Faull observed that the new generation is not necessarily looking for six-star accommodation like some of the older generations. It is looking for what he calls “fast accommodation”.
“Fast value, fast ideas, convenience. You don’t go to a hotel for special cuisine; you go to all the new restaurants around the city. The same thing has happened in the West — but what took the West 100 years has taken China 10 years.”
Despite working in what Faull called “one of the oldest professions”, he sees the business of hospitality undergoing significant change.
“Distribution, marketing and the whole access to hospitality has changed. A humongous change — with IT, with artificial intelligence, with how we’re getting to our hotels,” Faull said.
“I know robots are coming, but I don’t think we want to be served our breakfast by robots, otherwise we’ll end up feeling like battery chickens.

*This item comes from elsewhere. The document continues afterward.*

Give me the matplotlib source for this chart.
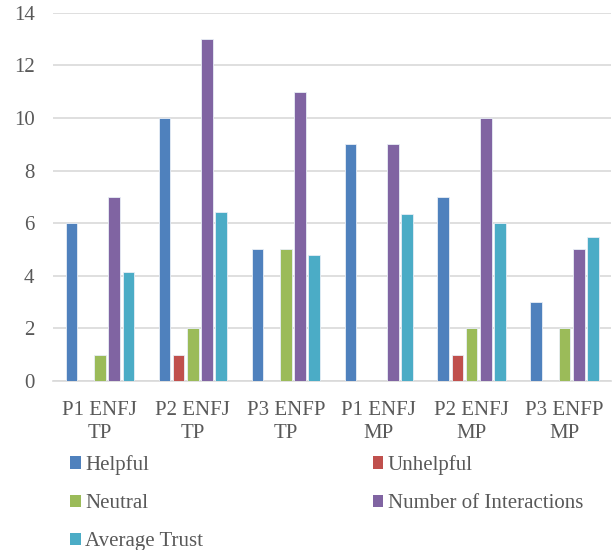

But things will be faster. Kitchens will be run by robots and the back of the hotel will be run by robots.”
Faull also acknowledged the online booking of hotels is having a marked effect, likening its impact to Internet behemoths Airbnb, Uber and Amazon.
“This is the humongous change — not just of the (hospitality) industry, of the world.”
Not one to rest on his laurels, Faull is always on the lookout for new business opportunities. His latest venture — Zest — has identified a niche for the cost-conscious traveler.
As well as his hospitality interests, Faull also finds time to maintain a thriving dairy farm back in Taranaki in New Zealand’s North Island.
“I’m into dairy farming in a big way. I continue to develop that. Agriculture is my passion — handling effluent in an environmentally friendly way.”
Faull’s father and brothers originally ran it as a 100-acre farm but he has gradually expanded it over time.
“I’ve now developed it up to 1,100 to 1,200 acres and now have 1,300 cows. I have computerized milking sheds. Everything’s tagged — it’s run like a hotel. I follow the cow like I follow the guest,” he said.
“I’ve been lucky over the past five years with my three sons all coming home to work for me. I can share my knowledge and my passion. So it’s a family affair.”
And having just turned 70, the bona fide New Zealand rich-lister — who flies 80 hours a month — has no intention of taking it easy.
“No one can keep up with me. And if Murdoch can keep going and Trump can become president in his 70s, I can keep going for many decades,” he said, referring to media magnate Rupert Murdoch and US President Donald Trump.
Gavin Faull says his company’s origin has a special bond with China.